● **DIRECTION**
Reproduce exactly the run of lines from the one containing "Give me the React, TypeScript" through the one containing "const melamineTime = 3.135;". Pictures do not belong in the copy.

● **DATA SUPPLIED**
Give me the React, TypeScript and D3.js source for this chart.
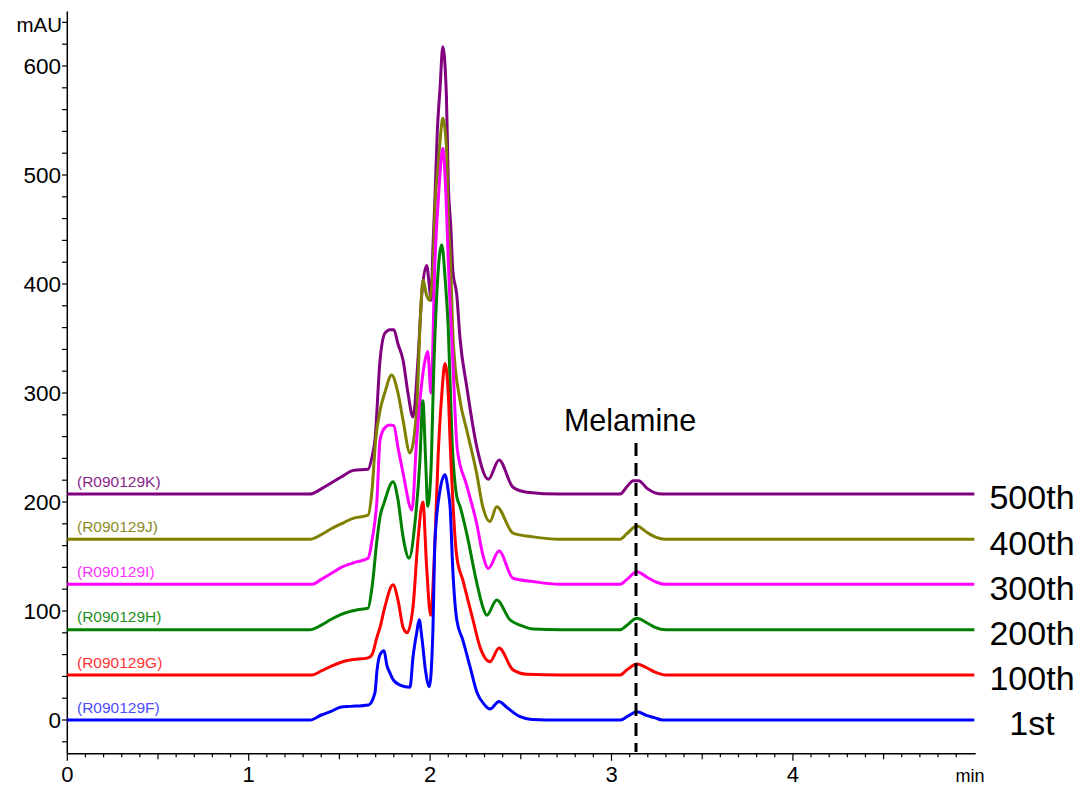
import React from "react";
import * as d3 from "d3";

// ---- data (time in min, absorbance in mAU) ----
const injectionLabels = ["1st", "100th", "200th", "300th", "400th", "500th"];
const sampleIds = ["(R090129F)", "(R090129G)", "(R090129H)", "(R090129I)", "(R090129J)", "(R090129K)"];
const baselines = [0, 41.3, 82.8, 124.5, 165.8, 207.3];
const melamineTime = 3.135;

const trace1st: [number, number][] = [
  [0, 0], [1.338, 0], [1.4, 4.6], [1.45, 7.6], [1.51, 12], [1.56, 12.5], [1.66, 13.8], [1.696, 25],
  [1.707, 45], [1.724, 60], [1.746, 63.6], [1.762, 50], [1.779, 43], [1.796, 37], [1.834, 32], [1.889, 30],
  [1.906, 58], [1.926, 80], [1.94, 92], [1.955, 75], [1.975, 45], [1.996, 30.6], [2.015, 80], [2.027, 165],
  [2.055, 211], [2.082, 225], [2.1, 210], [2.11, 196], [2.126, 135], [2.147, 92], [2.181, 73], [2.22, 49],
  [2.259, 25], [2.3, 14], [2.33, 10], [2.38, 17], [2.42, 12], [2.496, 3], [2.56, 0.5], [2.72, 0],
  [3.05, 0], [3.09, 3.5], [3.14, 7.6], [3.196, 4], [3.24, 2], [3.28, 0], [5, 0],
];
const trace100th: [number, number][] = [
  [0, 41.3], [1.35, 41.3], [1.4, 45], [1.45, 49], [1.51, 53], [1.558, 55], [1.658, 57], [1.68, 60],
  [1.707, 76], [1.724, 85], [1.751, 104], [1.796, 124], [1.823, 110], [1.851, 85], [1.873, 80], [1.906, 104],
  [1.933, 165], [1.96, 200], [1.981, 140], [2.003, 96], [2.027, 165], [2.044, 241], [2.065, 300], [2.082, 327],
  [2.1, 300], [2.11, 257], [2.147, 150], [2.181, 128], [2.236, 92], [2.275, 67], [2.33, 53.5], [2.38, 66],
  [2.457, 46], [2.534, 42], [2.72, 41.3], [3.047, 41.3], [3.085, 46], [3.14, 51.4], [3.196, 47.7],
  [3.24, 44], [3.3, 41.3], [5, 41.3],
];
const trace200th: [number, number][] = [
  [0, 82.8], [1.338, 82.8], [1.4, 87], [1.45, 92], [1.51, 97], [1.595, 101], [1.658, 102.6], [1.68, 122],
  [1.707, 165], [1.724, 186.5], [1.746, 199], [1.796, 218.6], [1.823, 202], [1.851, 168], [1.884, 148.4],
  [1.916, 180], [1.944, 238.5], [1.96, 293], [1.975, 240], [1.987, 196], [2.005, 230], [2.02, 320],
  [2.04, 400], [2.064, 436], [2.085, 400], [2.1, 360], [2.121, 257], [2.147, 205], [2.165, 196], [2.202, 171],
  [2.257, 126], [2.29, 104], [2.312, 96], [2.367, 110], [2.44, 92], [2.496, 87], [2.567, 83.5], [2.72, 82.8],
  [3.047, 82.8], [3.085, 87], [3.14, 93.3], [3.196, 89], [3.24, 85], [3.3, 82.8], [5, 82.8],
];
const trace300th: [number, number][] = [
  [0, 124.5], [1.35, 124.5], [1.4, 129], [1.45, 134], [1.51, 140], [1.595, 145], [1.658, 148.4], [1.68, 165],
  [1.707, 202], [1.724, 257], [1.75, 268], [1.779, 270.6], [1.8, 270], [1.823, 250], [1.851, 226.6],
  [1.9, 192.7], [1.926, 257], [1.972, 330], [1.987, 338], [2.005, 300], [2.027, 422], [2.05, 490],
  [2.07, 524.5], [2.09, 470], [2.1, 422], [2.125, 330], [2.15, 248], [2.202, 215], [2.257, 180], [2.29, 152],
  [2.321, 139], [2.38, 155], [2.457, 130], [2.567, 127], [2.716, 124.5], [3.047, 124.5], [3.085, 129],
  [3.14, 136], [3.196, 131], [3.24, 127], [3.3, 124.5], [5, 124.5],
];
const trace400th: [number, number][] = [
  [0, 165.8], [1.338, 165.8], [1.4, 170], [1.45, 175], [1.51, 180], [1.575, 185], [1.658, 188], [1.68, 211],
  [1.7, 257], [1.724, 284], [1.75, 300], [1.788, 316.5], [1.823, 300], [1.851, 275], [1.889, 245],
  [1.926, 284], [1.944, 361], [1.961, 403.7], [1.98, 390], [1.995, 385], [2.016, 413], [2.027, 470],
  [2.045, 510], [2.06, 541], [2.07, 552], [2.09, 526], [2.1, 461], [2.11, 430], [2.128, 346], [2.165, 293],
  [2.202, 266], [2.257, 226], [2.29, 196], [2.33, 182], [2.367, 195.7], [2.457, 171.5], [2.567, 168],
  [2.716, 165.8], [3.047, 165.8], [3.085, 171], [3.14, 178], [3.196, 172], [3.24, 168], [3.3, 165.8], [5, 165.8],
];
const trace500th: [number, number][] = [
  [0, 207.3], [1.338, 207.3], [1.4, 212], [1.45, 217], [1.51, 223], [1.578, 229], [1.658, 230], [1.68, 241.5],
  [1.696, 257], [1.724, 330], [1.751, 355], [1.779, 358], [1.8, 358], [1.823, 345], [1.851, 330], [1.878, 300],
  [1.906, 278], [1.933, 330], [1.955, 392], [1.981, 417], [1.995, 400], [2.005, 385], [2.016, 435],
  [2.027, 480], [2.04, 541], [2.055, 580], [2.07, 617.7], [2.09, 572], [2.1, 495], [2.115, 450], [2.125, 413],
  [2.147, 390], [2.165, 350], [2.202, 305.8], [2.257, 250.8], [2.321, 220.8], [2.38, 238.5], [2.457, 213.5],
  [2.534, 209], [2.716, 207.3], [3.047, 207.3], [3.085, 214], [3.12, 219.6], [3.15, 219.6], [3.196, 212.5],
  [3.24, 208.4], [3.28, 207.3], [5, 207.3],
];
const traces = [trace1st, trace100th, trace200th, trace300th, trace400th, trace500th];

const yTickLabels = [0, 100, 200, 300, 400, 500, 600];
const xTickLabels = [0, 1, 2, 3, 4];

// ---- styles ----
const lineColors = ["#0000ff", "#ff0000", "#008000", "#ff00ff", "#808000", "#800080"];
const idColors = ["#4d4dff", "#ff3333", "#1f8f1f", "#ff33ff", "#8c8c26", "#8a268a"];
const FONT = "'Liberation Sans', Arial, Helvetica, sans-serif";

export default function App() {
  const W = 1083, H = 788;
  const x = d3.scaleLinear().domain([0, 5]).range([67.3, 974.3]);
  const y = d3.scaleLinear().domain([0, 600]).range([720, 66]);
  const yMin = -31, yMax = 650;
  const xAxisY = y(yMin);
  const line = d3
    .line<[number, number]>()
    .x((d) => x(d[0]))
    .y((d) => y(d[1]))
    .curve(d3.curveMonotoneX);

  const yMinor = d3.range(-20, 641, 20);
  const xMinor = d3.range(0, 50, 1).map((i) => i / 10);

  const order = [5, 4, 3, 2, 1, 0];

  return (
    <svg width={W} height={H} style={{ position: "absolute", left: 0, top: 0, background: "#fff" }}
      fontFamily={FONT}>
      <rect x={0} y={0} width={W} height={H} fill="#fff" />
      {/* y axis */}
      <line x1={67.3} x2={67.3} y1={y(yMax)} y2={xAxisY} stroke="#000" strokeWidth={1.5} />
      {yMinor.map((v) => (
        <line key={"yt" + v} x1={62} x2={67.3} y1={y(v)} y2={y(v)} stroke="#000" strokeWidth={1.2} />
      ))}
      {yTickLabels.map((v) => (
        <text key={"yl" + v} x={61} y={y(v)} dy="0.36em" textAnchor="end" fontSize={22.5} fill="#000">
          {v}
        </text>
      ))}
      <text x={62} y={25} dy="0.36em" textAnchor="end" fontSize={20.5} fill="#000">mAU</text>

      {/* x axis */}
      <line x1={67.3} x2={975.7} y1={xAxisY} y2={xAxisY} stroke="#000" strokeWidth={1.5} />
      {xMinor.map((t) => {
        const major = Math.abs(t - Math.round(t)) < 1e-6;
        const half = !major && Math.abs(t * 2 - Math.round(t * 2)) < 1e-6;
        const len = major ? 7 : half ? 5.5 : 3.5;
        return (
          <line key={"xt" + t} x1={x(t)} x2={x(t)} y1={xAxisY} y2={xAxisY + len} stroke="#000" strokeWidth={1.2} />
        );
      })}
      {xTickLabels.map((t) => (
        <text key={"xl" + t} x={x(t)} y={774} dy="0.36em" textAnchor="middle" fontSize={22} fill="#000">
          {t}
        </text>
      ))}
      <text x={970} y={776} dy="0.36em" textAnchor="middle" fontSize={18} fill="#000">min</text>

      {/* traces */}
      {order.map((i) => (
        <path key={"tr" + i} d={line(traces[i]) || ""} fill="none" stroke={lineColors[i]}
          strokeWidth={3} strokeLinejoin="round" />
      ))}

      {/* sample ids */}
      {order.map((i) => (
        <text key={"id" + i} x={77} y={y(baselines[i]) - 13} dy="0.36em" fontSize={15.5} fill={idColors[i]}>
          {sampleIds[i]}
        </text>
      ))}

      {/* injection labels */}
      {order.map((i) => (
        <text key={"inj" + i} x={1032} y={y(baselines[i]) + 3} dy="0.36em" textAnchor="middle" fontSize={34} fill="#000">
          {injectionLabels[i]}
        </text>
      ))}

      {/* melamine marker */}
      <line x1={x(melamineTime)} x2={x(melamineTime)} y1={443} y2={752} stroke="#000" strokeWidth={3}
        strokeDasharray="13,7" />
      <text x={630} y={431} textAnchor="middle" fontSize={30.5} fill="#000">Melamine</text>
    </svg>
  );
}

==

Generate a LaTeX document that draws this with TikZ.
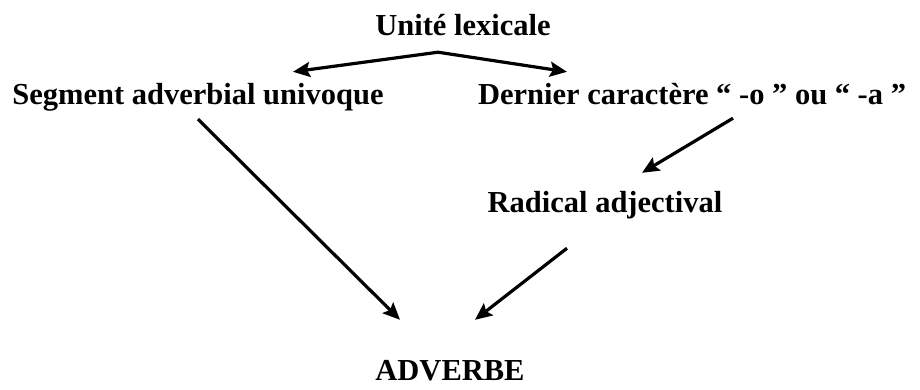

---

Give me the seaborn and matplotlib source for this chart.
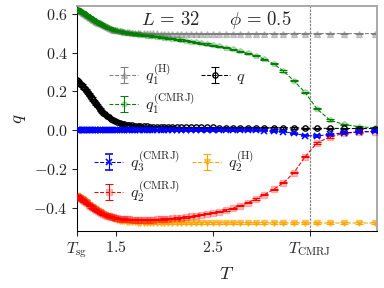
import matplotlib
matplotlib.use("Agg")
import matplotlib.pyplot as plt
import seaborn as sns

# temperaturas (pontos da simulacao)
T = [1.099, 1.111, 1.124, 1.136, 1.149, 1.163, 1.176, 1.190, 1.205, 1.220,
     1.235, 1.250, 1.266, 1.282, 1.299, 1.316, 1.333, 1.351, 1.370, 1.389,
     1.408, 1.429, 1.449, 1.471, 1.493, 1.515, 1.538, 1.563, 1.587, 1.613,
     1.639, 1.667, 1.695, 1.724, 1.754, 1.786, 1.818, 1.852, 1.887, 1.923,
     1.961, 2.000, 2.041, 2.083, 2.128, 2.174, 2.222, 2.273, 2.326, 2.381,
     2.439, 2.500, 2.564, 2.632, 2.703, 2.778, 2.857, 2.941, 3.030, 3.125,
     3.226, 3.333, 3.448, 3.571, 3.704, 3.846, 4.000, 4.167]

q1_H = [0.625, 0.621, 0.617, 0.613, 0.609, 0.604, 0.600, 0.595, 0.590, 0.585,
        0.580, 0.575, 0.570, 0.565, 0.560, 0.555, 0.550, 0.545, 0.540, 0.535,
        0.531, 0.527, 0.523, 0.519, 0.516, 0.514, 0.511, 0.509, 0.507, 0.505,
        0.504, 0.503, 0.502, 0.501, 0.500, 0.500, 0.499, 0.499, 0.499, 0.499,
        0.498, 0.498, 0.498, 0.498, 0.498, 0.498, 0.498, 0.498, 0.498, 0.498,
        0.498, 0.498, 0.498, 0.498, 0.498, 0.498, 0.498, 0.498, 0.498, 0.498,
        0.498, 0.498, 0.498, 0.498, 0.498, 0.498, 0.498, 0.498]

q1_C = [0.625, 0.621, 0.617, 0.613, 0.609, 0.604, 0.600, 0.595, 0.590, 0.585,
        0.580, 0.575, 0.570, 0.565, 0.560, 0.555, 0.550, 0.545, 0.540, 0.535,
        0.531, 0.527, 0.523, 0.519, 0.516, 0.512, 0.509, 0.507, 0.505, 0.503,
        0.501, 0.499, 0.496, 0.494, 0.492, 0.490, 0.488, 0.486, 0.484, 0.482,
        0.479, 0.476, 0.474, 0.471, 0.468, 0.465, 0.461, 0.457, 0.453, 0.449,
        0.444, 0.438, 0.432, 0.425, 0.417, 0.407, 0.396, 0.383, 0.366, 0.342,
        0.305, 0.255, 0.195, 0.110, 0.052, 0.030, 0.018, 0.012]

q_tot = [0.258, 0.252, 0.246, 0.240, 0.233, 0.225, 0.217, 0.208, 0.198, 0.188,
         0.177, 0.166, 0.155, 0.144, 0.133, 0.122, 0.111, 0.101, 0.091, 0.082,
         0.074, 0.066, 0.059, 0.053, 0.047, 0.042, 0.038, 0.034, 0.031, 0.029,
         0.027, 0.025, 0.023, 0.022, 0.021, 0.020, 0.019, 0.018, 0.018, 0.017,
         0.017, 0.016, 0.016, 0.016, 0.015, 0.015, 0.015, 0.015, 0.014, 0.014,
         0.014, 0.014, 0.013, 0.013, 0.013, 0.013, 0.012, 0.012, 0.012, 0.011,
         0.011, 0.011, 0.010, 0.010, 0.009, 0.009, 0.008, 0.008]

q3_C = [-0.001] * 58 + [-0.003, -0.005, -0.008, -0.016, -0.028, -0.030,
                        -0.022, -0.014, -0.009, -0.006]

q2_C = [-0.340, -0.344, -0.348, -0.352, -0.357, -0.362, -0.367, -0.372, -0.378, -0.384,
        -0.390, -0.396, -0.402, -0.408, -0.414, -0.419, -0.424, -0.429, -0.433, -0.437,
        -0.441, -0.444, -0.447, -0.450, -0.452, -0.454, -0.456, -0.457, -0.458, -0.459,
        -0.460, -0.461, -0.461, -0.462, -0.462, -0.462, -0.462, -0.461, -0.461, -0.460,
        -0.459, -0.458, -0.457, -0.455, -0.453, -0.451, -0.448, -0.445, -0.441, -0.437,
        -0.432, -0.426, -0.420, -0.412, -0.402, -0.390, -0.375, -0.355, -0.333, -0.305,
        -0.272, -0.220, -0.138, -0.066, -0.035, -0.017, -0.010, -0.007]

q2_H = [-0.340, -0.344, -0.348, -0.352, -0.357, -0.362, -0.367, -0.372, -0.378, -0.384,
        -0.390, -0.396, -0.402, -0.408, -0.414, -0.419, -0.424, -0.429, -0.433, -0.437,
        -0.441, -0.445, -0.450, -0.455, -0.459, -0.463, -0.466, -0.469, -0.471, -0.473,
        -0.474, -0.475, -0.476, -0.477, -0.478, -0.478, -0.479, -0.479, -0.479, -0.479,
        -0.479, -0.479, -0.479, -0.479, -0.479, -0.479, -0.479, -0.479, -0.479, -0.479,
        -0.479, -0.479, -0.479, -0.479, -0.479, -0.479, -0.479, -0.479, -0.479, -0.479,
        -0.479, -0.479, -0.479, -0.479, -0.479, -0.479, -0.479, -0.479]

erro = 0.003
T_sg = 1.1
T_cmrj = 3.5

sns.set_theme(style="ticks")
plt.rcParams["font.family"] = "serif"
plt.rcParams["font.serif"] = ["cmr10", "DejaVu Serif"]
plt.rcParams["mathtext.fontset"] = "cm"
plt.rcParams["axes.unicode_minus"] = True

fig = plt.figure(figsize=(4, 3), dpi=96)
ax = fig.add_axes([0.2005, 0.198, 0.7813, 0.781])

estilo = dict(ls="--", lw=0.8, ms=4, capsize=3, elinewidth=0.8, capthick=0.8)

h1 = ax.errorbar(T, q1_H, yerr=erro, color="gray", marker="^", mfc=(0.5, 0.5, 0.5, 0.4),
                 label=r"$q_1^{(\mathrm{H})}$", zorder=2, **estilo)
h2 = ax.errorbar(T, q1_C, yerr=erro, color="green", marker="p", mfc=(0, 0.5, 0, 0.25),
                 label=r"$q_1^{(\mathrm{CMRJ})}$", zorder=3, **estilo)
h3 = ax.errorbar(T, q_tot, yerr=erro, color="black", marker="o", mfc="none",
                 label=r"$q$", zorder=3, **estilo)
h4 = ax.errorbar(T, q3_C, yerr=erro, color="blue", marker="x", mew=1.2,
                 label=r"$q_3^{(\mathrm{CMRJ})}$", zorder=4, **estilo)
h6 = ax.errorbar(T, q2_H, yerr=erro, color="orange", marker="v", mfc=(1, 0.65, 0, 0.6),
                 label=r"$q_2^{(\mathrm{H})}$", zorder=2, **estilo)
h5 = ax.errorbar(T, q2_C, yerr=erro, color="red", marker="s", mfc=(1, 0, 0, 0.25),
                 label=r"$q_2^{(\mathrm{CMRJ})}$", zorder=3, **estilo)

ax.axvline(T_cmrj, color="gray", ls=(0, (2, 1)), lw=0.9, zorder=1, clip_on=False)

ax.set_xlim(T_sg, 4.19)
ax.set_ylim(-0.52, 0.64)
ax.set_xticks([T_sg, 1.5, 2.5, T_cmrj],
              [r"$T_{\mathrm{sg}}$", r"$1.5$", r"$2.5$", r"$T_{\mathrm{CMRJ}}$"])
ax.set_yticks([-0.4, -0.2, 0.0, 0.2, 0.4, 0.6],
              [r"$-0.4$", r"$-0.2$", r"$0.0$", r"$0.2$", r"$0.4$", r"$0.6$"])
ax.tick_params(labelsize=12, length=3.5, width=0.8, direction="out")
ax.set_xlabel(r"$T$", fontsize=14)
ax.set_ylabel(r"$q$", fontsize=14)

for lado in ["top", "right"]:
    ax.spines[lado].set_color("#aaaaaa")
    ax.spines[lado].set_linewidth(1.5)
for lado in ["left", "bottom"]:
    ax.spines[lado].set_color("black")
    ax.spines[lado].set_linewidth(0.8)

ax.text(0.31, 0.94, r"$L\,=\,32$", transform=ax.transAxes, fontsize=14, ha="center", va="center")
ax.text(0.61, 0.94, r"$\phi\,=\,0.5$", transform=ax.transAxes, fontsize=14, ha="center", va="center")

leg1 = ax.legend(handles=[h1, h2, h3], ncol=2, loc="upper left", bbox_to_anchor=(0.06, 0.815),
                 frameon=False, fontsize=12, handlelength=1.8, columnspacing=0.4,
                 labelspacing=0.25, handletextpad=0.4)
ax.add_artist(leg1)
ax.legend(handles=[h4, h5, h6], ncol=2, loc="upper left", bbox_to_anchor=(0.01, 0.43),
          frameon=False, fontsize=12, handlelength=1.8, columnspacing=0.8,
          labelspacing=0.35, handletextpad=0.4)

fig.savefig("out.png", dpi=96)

● **REPLY**
Give me the React, TypeScript and D3.js source for this chart.
import React from "react";
import * as d3 from "d3";

// ---- data (time in min, absorbance in mAU) ----
const injectionLabels = ["1st", "100th", "200th", "300th", "400th", "500th"];
const sampleIds = ["(R090129F)", "(R090129G)", "(R090129H)", "(R090129I)", "(R090129J)", "(R090129K)"];
const baselines = [0, 41.3, 82.8, 124.5, 165.8, 207.3];
const melamineTime = 3.135;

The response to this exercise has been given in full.